• **EXERCISE DETAILS**:
Exclude images, then output the remaining data verbatim.
==========
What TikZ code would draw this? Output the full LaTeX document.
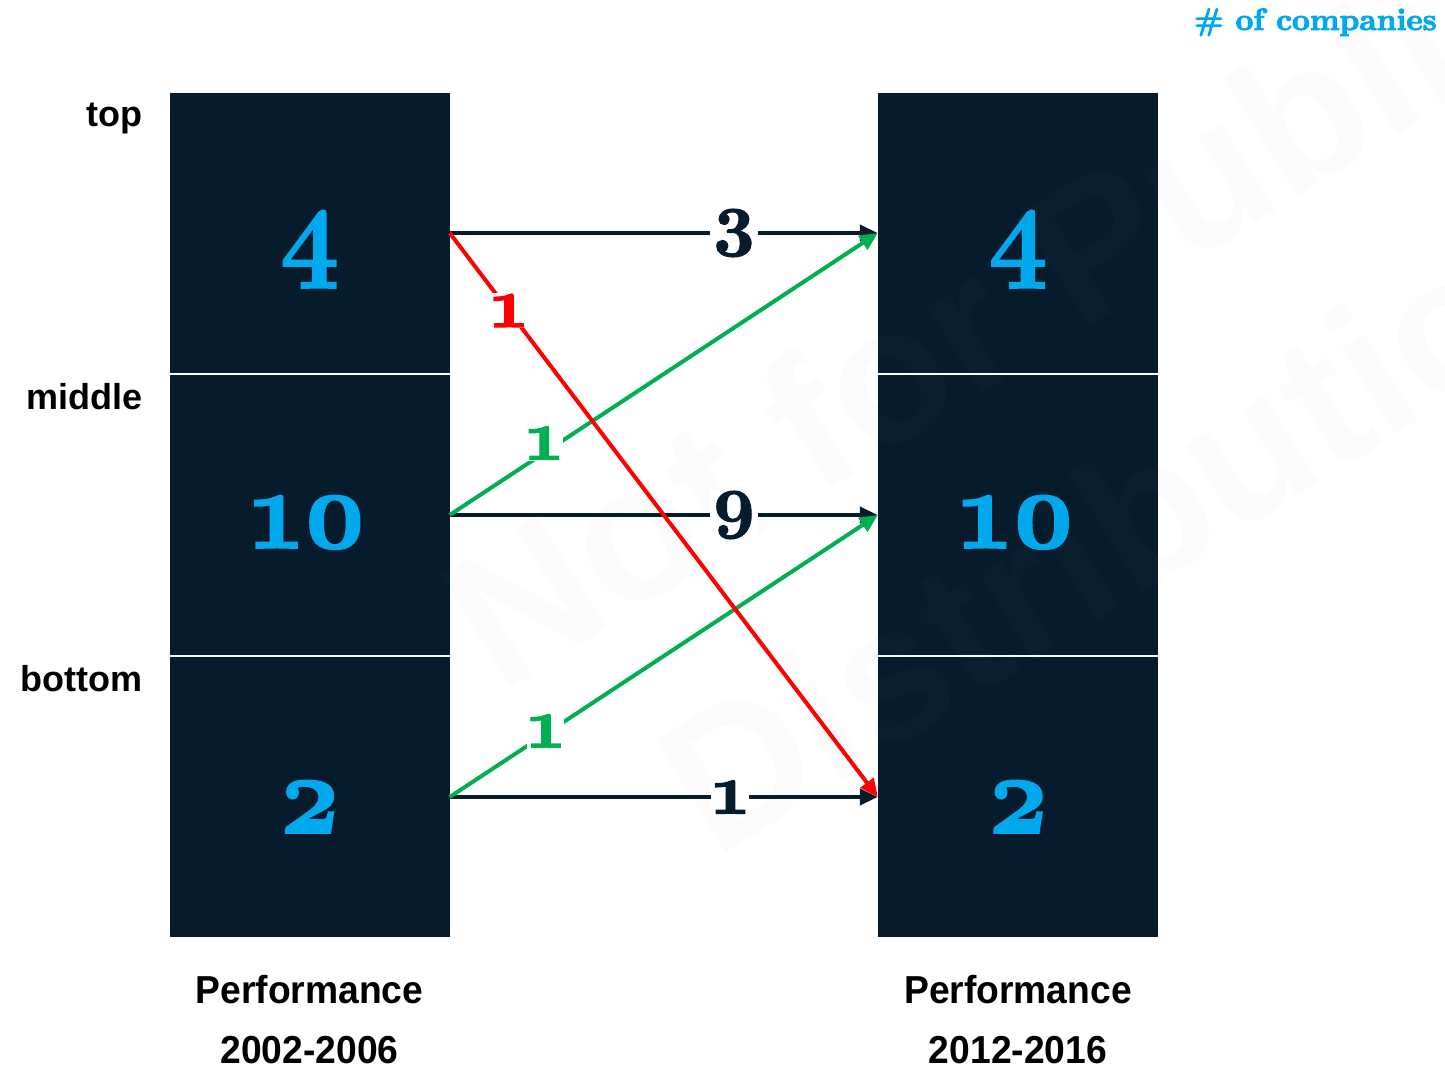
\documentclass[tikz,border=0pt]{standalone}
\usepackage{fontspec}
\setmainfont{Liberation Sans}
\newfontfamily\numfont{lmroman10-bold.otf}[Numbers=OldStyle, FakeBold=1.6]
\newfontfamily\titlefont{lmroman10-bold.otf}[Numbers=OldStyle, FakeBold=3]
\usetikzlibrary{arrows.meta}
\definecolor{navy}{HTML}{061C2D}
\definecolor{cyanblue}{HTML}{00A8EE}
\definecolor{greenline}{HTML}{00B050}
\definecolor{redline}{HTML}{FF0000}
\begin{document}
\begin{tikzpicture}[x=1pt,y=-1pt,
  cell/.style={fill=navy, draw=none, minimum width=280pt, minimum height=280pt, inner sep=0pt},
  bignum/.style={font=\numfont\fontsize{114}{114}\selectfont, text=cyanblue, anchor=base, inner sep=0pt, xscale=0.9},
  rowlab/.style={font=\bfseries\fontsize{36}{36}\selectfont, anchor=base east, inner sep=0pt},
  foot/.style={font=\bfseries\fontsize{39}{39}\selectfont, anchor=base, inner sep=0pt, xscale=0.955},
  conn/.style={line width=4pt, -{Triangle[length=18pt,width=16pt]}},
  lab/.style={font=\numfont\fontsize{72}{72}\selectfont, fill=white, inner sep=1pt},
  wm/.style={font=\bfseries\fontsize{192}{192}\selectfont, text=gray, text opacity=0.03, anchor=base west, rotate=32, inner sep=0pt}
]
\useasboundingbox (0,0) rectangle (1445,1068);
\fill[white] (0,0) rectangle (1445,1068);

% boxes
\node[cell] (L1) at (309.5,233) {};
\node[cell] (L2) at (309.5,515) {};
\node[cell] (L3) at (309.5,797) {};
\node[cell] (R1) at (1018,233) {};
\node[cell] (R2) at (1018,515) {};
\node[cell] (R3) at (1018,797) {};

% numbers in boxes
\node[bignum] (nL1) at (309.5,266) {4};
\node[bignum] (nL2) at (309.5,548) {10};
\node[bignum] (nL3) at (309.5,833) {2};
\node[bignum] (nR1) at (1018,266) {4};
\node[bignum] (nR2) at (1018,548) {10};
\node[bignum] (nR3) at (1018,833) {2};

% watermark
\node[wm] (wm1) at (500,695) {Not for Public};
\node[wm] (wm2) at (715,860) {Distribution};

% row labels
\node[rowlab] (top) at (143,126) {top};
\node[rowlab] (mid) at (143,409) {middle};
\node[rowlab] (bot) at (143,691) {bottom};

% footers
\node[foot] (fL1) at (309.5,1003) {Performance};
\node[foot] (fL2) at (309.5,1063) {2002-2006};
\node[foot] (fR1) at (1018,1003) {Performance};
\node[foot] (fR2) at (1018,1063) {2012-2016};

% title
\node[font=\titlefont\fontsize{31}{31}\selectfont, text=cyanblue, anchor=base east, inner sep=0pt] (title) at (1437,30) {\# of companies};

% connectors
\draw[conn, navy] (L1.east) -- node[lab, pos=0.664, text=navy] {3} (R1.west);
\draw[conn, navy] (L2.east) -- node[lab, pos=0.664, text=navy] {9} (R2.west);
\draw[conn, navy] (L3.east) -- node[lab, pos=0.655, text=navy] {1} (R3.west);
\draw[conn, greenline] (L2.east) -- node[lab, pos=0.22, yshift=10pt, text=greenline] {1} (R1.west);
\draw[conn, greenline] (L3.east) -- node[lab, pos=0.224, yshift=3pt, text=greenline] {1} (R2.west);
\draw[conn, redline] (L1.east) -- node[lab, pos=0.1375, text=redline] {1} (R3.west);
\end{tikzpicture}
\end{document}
==========
• **THE ANSWER**:
What TikZ code would draw this? Output the full LaTeX document.
\documentclass[tikz,border=0pt]{standalone}
\usepackage{fontspec}
\setmainfont{Liberation Sans}
\newfontfamily\numfont{lmroman10-bold.otf}[Numbers=OldStyle, FakeBold=1.6]
\newfontfamily\titlefont{lmroman10-bold.otf}[Numbers=OldStyle, FakeBold=3]
\usetikzlibrary{arrows.meta}
\definecolor{navy}{HTML}{061C2D}
\definecolor{cyanblue}{HTML}{00A8EE}
\definecolor{greenline}{HTML}{00B050}
\definecolor{redline}{HTML}{FF0000}
\begin{document}
\begin{tikzpicture}[x=1pt,y=-1pt,
  cell/.style={fill=navy, draw=none, minimum width=280pt, minimum height=280pt, inner sep=0pt},
  bignum/.style={font=\numfont\fontsize{114}{114}\selectfont, text=cyanblue, anchor=base, inner sep=0pt, xscale=0.9},
  rowlab/.style={font=\bfseries\fontsize{36}{36}\selectfont, anchor=base east, inner sep=0pt},
  foot/.style={font=\bfseries\fontsize{39}{39}\selectfont, anchor=base, inner sep=0pt, xscale=0.955},
  conn/.style={line width=4pt, -{Triangle[length=18pt,width=16pt]}},
  lab/.style={font=\numfont\fontsize{72}{72}\selectfont, fill=white, inner sep=1pt},
  wm/.style={font=\bfseries\fontsize{192}{192}\selectfont, text=gray, text opacity=0.03, anchor=base west, rotate=32, inner sep=0pt}
]
\useasboundingbox (0,0) rectangle (1445,1068);
\fill[white] (0,0) rectangle (1445,1068);

% boxes
\node[cell] (L1) at (309.5,233) {};
\node[cell] (L2) at (309.5,515) {};
\node[cell] (L3) at (309.5,797) {};
\node[cell] (R1) at (1018,233) {};
\node[cell] (R2) at (1018,515) {};
\node[cell] (R3) at (1018,797) {};

% numbers in boxes
\node[bignum] (nL1) at (309.5,266) {4};
\node[bignum] (nL2) at (309.5,548) {10};
\node[bignum] (nL3) at (309.5,833) {2};
\node[bignum] (nR1) at (1018,266) {4};
\node[bignum] (nR2) at (1018,548) {10};
\node[bignum] (nR3) at (1018,833) {2};

% watermark
\node[wm] (wm1) at (500,695) {Not for Public};
\node[wm] (wm2) at (715,860) {Distribution};

% row labels
\node[rowlab] (top) at (143,126) {top};
\node[rowlab] (mid) at (143,409) {middle};
\node[rowlab] (bot) at (143,691) {bottom};

% footers
\node[foot] (fL1) at (309.5,1003) {Performance};
\node[foot] (fL2) at (309.5,1063) {2002-2006};
\node[foot] (fR1) at (1018,1003) {Performance};
\node[foot] (fR2) at (1018,1063) {2012-2016};

% title
\node[font=\titlefont\fontsize{31}{31}\selectfont, text=cyanblue, anchor=base east, inner sep=0pt] (title) at (1437,30) {\# of companies};

% connectors
\draw[conn, navy] (L1.east) -- node[lab, pos=0.664, text=navy] {3} (R1.west);
\draw[conn, navy] (L2.east) -- node[lab, pos=0.664, text=navy] {9} (R2.west);
\draw[conn, navy] (L3.east) -- node[lab, pos=0.655, text=navy] {1} (R3.west);
\draw[conn, greenline] (L2.east) -- node[lab, pos=0.22, yshift=10pt, text=greenline] {1} (R1.west);
\draw[conn, greenline] (L3.east) -- node[lab, pos=0.224, yshift=3pt, text=greenline] {1} (R2.west);
\draw[conn, redline] (L1.east) -- node[lab, pos=0.1375, text=redline] {1} (R3.west);
\end{tikzpicture}
\end{document}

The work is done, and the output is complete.